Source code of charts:

>>>

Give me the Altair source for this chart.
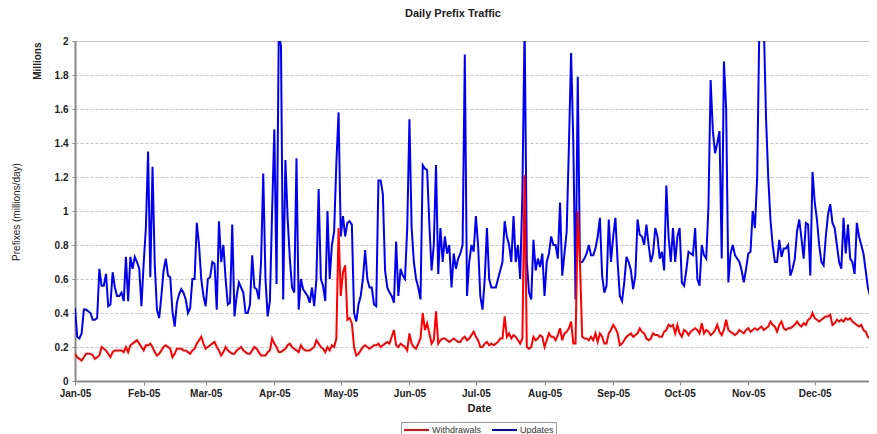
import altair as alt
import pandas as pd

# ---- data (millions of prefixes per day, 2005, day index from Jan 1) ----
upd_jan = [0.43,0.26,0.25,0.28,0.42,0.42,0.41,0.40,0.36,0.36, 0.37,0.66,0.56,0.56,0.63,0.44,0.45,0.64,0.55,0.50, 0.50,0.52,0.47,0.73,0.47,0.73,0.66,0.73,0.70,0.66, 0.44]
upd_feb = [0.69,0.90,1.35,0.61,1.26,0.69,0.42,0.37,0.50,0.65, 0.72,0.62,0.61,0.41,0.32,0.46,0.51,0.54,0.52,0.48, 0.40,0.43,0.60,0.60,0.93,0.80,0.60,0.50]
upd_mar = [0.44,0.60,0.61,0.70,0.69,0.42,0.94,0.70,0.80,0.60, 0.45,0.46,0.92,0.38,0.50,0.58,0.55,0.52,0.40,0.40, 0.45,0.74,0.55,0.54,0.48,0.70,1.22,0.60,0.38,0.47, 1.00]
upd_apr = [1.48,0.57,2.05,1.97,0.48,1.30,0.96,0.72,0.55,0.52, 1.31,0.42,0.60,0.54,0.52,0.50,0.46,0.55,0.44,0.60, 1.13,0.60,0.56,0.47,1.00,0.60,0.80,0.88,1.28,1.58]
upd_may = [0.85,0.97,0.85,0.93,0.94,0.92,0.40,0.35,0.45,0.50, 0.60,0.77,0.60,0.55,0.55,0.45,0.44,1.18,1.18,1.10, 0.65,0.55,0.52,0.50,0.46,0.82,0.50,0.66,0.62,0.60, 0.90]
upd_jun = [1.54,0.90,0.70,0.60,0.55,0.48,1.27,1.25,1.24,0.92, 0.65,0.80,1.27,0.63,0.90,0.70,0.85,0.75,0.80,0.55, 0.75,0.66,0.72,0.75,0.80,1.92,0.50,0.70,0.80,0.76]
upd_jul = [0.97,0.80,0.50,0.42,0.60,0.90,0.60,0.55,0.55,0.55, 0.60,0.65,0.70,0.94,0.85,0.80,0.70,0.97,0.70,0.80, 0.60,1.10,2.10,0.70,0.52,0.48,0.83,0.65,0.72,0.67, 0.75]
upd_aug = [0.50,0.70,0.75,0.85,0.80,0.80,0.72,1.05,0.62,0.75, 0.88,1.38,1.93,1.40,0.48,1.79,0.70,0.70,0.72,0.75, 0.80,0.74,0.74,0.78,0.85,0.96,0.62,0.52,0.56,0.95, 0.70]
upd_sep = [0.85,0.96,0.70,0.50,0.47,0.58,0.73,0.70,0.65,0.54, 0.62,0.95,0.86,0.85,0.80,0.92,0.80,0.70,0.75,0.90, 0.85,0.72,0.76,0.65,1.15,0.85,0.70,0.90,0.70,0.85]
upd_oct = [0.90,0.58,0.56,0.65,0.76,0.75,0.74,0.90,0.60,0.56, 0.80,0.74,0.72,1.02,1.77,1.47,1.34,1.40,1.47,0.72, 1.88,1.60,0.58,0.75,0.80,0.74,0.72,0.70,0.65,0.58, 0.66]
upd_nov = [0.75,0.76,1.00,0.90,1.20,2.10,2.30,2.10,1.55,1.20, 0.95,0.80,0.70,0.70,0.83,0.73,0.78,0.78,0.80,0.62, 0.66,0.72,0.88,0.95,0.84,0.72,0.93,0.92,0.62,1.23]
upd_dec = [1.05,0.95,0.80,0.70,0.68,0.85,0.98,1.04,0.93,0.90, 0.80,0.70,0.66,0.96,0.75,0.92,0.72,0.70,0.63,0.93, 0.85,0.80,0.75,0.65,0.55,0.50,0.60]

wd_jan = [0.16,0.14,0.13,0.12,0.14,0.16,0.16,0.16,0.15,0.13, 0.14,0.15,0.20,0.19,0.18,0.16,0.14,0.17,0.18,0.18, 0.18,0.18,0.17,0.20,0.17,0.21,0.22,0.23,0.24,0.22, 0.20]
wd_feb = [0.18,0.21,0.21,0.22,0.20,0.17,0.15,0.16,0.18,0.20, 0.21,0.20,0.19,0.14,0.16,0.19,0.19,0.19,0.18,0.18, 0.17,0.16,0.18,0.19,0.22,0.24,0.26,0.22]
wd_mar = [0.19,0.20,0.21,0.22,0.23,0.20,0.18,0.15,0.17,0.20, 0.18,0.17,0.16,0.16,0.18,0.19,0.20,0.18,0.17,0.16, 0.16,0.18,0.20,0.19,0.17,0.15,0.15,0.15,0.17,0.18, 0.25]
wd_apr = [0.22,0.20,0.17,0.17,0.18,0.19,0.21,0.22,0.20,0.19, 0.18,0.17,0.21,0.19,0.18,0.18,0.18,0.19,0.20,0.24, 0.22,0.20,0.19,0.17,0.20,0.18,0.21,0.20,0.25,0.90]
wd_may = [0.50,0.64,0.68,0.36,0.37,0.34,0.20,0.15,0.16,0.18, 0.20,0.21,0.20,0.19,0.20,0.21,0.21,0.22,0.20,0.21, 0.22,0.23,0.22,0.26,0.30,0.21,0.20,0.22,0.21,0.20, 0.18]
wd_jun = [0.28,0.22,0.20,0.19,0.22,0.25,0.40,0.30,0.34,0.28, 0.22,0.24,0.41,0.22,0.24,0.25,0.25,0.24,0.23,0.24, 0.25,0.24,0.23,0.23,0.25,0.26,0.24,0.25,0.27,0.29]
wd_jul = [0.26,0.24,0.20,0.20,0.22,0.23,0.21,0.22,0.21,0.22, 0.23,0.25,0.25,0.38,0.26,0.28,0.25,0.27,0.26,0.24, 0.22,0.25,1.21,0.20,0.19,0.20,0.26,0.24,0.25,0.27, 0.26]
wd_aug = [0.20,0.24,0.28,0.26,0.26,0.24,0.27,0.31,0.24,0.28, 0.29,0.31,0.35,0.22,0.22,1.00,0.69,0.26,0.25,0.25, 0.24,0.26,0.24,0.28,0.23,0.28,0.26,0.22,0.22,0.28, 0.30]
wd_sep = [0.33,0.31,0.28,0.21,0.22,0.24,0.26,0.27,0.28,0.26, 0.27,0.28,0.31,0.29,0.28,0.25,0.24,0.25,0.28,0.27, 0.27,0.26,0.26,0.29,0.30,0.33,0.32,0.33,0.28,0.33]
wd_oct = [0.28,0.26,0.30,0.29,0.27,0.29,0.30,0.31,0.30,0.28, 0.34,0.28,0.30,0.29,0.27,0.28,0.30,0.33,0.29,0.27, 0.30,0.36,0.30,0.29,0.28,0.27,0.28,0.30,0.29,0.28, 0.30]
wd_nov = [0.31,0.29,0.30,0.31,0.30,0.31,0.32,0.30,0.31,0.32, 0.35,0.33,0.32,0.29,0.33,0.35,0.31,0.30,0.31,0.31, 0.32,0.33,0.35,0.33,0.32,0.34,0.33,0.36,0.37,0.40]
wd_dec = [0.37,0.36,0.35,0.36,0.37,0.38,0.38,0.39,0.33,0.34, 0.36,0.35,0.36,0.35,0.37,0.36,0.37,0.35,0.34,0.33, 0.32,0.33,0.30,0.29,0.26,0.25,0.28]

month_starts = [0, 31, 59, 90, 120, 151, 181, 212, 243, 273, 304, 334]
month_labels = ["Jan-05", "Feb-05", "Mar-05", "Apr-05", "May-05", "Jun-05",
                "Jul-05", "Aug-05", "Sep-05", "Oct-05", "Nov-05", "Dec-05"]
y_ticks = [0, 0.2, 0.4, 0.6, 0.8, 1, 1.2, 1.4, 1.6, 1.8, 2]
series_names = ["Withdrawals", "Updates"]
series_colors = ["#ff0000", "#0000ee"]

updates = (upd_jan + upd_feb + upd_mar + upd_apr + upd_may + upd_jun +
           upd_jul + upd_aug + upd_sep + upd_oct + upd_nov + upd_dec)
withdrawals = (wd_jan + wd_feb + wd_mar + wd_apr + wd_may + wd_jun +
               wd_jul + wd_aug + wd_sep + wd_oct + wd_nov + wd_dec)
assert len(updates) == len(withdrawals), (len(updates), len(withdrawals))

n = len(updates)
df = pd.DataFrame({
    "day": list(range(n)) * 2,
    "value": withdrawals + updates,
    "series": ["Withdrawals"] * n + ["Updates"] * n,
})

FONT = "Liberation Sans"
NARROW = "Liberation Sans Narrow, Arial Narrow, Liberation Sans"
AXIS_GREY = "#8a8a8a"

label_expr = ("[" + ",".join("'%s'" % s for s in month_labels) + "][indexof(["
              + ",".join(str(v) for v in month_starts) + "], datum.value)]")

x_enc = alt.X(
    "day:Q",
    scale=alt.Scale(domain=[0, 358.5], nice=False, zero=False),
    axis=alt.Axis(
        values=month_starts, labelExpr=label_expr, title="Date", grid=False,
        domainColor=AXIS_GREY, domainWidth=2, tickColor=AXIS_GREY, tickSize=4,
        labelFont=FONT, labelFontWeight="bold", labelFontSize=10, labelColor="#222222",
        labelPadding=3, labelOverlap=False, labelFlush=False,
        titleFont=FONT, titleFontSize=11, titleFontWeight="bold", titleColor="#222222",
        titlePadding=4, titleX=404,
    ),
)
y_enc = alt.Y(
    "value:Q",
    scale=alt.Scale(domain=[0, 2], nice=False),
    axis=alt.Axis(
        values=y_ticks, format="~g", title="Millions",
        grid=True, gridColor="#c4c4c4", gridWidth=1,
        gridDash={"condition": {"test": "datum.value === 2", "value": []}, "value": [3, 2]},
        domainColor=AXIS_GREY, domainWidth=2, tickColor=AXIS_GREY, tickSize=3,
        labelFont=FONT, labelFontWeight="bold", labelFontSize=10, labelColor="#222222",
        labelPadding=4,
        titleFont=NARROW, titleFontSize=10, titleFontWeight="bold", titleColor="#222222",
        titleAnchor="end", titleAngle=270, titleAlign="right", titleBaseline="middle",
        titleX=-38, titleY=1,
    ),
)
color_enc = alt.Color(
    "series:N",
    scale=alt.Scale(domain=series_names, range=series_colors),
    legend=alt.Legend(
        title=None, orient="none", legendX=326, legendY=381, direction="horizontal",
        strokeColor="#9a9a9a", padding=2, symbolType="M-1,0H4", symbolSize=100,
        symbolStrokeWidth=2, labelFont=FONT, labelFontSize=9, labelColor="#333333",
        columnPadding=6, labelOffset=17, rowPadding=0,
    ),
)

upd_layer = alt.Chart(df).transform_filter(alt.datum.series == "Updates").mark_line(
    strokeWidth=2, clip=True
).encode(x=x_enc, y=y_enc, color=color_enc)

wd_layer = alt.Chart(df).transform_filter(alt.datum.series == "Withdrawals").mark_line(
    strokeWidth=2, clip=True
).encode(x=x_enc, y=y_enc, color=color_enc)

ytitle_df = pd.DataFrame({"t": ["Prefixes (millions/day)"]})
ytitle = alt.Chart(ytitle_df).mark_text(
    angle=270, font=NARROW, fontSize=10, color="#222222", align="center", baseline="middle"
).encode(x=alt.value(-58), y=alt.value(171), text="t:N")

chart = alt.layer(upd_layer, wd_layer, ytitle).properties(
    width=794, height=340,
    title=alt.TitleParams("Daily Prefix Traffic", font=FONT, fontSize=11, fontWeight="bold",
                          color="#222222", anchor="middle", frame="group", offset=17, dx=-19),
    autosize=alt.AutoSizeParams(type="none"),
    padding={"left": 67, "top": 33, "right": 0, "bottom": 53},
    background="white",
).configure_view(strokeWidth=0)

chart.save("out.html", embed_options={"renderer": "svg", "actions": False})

<<<
>>>

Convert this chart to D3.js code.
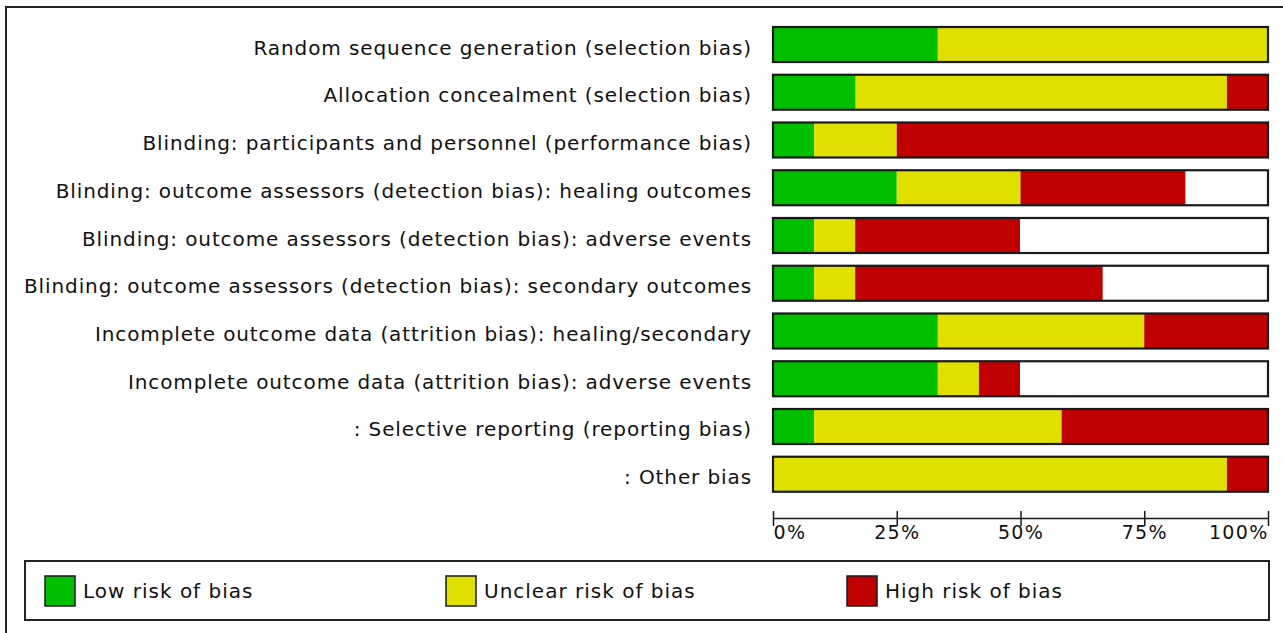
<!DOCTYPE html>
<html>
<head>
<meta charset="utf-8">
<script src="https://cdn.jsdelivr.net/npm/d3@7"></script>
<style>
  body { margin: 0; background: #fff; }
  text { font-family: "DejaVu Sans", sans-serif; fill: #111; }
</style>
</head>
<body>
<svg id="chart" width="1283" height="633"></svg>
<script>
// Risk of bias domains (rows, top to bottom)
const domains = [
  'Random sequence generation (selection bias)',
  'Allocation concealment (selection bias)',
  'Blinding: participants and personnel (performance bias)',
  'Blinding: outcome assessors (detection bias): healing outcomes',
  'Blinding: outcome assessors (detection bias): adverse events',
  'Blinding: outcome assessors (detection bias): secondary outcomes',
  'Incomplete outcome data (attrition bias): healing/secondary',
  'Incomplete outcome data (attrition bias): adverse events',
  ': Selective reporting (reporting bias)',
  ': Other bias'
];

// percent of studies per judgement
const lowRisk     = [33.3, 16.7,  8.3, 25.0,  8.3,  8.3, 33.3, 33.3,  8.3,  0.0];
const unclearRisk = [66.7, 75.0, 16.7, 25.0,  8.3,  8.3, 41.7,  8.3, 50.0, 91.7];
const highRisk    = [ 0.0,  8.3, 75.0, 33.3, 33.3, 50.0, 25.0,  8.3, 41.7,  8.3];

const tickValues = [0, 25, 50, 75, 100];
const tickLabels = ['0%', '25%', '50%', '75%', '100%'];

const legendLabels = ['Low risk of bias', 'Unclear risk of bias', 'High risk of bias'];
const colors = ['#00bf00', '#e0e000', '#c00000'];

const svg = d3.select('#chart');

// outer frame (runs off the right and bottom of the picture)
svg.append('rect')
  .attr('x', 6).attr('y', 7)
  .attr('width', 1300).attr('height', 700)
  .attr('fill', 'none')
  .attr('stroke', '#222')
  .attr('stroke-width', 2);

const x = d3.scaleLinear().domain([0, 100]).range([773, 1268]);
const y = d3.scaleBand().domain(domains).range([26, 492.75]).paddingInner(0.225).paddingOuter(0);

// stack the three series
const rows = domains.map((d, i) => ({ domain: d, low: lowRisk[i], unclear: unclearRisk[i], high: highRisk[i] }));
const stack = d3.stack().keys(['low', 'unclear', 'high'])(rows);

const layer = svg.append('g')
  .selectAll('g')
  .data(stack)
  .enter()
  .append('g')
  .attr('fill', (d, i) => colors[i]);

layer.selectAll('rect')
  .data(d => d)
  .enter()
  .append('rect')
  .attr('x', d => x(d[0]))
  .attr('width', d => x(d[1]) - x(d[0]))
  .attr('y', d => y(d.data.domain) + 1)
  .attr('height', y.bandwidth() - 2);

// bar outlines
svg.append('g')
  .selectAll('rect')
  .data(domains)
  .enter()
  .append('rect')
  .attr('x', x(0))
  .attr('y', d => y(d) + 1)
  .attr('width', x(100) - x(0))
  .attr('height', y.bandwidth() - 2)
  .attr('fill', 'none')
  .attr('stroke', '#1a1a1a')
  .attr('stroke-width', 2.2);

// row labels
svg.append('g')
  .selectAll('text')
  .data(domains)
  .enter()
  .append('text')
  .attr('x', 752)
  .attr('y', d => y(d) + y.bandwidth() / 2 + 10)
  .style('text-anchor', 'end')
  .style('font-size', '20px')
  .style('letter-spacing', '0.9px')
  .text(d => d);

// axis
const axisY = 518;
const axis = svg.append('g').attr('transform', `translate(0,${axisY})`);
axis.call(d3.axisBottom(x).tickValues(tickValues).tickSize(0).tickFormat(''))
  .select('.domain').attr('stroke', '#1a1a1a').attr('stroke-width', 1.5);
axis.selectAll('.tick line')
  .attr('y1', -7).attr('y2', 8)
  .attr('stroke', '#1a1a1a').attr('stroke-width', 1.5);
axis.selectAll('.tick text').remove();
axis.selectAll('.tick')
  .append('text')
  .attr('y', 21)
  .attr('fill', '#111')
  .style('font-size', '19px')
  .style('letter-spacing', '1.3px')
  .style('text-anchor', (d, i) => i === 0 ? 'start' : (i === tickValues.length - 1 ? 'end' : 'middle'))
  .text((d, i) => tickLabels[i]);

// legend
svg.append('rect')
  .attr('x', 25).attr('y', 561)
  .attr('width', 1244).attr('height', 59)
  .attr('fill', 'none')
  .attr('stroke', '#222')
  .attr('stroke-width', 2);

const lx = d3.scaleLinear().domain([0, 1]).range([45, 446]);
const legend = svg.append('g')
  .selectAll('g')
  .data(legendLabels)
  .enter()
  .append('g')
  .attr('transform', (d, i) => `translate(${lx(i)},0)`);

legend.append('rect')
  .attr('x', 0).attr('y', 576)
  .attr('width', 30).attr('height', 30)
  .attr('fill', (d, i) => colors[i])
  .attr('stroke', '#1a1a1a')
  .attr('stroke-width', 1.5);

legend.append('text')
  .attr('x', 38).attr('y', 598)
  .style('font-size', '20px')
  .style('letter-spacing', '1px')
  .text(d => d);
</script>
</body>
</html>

<<<

From the records above, quote word for word only the lines beginning at the line that has "Give me the Altair source for this chart." and stopping after the line that has "import pandas as pd". Omit the pictures.

• **Written response**
Give me the Altair source for this chart.
import altair as alt
import pandas as pd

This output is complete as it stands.